_EXERCISE INSTRUCTIONS_
Pictures stay out of the copy. Repeat exactly the lines from the first entry below through the line that contains "var yTicks = [-50, 0, 50, 100, 150, 200, 250, 300];", and nothing beyond.

(Records with drawing code)
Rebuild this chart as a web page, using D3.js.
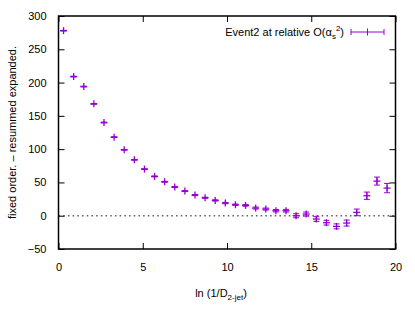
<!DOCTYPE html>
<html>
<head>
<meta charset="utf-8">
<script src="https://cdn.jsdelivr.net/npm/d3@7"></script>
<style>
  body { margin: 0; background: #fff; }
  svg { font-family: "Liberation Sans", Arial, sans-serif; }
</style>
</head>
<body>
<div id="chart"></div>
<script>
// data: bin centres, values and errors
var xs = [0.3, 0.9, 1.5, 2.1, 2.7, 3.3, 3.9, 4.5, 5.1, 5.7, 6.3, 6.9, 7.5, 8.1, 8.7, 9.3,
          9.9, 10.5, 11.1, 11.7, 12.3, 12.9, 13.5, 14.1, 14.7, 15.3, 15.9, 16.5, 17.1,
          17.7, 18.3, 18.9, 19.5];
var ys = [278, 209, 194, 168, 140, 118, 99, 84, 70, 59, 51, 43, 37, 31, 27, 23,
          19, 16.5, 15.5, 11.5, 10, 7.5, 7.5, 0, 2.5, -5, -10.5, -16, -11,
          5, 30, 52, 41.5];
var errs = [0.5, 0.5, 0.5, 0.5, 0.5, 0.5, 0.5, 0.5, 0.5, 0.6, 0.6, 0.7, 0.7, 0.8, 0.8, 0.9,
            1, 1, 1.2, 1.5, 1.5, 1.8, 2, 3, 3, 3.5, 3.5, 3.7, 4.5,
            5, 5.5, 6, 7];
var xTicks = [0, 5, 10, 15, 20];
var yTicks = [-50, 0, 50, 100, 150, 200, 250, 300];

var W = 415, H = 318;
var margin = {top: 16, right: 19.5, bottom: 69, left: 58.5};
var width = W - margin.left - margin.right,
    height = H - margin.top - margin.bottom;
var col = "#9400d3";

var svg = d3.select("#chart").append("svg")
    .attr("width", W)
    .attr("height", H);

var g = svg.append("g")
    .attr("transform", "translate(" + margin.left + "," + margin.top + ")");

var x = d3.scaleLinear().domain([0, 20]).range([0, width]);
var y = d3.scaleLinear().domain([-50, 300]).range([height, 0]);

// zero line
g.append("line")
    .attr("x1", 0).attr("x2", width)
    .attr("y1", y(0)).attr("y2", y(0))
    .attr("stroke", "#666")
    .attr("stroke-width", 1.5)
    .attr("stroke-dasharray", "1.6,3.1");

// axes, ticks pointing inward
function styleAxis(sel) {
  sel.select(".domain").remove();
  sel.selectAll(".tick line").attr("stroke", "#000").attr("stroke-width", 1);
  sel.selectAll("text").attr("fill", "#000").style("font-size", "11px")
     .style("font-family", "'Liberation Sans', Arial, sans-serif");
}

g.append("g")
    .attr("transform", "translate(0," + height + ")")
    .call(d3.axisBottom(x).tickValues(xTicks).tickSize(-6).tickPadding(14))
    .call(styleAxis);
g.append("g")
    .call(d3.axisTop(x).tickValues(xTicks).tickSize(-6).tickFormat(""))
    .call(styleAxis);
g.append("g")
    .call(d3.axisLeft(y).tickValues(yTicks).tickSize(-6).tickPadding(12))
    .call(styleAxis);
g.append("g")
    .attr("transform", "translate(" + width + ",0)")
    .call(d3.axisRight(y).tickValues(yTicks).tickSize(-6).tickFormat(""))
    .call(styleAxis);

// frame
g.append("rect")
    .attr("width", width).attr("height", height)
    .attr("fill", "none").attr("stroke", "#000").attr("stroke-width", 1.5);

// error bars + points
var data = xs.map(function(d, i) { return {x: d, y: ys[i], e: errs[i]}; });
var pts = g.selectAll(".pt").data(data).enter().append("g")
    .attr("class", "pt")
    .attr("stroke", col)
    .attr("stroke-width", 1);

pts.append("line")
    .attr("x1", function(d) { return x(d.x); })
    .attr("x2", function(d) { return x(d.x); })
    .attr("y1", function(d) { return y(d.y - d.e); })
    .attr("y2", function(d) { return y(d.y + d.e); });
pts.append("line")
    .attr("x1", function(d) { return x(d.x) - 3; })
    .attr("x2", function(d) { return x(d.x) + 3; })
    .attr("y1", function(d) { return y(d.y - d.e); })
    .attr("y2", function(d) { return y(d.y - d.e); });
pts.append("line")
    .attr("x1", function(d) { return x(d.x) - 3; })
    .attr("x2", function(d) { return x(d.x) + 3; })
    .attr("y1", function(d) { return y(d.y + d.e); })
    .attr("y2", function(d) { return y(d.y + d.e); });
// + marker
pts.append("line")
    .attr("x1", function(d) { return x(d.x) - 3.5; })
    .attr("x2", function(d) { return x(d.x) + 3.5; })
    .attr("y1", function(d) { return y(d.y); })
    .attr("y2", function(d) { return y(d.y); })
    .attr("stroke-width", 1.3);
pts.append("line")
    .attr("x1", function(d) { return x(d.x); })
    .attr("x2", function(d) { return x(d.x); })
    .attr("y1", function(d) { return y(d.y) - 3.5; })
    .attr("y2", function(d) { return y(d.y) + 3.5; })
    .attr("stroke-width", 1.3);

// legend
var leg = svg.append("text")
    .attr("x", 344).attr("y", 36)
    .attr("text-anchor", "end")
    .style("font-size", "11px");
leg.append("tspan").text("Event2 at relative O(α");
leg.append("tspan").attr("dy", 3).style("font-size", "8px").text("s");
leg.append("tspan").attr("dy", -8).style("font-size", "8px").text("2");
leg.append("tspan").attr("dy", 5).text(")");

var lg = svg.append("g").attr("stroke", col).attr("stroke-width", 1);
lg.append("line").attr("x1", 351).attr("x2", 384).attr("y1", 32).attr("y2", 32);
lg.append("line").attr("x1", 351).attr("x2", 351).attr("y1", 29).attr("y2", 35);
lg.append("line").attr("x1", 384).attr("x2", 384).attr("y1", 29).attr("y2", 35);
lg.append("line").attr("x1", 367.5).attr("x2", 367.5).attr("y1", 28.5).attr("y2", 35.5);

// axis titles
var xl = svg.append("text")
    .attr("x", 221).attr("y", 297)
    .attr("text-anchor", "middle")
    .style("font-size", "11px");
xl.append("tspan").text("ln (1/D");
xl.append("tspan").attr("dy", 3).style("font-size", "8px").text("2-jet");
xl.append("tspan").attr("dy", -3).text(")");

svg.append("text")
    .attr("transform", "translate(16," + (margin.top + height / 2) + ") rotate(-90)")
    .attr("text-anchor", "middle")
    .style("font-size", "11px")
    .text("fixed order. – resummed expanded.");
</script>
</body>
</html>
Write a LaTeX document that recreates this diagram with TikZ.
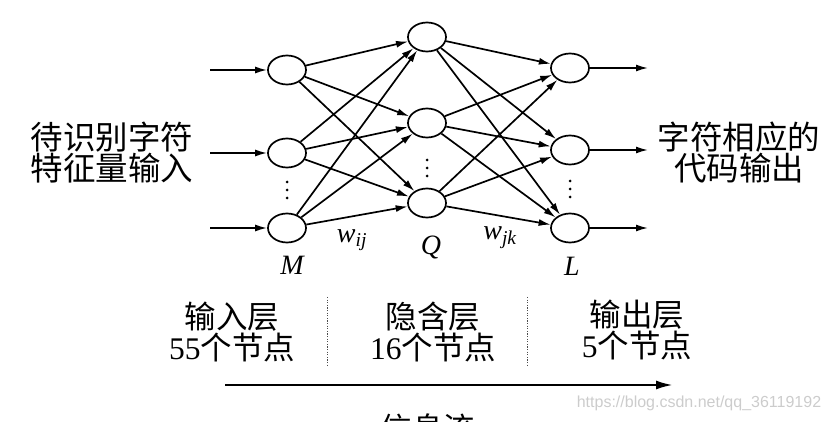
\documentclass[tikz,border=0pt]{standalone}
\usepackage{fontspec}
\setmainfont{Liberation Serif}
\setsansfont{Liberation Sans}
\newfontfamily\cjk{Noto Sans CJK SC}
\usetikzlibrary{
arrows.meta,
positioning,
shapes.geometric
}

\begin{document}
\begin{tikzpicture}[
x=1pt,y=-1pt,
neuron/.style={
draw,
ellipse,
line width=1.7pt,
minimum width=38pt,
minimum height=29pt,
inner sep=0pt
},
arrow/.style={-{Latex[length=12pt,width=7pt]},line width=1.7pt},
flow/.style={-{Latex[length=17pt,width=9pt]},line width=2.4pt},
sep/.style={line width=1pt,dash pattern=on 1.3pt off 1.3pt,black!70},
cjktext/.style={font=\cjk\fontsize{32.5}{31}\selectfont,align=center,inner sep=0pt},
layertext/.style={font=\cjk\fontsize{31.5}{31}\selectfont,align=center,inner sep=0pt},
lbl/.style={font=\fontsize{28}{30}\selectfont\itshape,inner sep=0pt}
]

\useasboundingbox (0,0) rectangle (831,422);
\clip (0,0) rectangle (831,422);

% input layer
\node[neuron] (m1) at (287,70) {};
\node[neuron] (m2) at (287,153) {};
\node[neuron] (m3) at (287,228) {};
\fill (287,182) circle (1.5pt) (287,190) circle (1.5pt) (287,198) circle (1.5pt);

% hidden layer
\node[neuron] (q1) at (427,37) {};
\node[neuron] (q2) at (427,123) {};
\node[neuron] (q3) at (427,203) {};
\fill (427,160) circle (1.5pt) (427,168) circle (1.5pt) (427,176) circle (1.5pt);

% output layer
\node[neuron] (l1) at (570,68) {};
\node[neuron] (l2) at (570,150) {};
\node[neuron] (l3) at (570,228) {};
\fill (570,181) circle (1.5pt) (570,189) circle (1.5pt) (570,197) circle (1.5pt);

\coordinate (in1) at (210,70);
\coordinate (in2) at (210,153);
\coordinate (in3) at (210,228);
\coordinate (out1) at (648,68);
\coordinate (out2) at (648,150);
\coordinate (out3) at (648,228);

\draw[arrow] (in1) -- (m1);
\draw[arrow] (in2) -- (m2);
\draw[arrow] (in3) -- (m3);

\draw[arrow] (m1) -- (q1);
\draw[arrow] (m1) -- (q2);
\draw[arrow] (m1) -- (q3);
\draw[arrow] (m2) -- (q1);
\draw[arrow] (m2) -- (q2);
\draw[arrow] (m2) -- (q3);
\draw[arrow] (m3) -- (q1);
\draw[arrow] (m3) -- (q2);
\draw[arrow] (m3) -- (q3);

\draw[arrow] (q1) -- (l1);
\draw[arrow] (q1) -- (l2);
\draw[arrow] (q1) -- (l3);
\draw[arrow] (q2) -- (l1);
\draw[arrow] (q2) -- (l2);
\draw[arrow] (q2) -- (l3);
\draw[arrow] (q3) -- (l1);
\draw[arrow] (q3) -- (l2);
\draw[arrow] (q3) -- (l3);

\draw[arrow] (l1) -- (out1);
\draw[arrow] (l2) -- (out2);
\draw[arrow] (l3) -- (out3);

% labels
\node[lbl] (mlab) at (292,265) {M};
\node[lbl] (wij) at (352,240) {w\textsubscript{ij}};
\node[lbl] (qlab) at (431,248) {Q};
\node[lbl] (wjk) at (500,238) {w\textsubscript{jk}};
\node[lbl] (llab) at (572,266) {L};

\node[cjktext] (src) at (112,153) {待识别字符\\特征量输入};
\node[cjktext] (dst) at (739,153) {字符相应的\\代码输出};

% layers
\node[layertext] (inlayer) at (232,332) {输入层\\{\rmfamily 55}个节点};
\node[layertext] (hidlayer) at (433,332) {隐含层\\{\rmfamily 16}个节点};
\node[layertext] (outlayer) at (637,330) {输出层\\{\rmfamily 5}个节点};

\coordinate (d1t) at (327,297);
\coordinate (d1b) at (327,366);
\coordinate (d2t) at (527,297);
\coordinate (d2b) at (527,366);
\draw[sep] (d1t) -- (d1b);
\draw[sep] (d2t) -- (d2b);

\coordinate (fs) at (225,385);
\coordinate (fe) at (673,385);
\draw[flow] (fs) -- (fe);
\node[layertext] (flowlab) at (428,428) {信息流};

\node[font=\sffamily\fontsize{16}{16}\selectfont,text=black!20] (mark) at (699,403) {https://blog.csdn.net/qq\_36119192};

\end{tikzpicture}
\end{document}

_ANSWER TO THE EXERCISE_
Rebuild this chart as a web page, using D3.js.
<!DOCTYPE html>
<html>
<head>
<meta charset="utf-8">
<script src="https://cdn.jsdelivr.net/npm/d3@7"></script>
<style>
  body { margin: 0; background: #fff; }
  svg { font-family: "Liberation Sans", Arial, sans-serif; }
</style>
</head>
<body>
<div id="chart"></div>
<script>
// data: bin centres, values and errors
var xs = [0.3, 0.9, 1.5, 2.1, 2.7, 3.3, 3.9, 4.5, 5.1, 5.7, 6.3, 6.9, 7.5, 8.1, 8.7, 9.3,
          9.9, 10.5, 11.1, 11.7, 12.3, 12.9, 13.5, 14.1, 14.7, 15.3, 15.9, 16.5, 17.1,
          17.7, 18.3, 18.9, 19.5];
var ys = [278, 209, 194, 168, 140, 118, 99, 84, 70, 59, 51, 43, 37, 31, 27, 23,
          19, 16.5, 15.5, 11.5, 10, 7.5, 7.5, 0, 2.5, -5, -10.5, -16, -11,
          5, 30, 52, 41.5];
var errs = [0.5, 0.5, 0.5, 0.5, 0.5, 0.5, 0.5, 0.5, 0.5, 0.6, 0.6, 0.7, 0.7, 0.8, 0.8, 0.9,
            1, 1, 1.2, 1.5, 1.5, 1.8, 2, 3, 3, 3.5, 3.5, 3.7, 4.5,
            5, 5.5, 6, 7];
var xTicks = [0, 5, 10, 15, 20];
var yTicks = [-50, 0, 50, 100, 150, 200, 250, 300];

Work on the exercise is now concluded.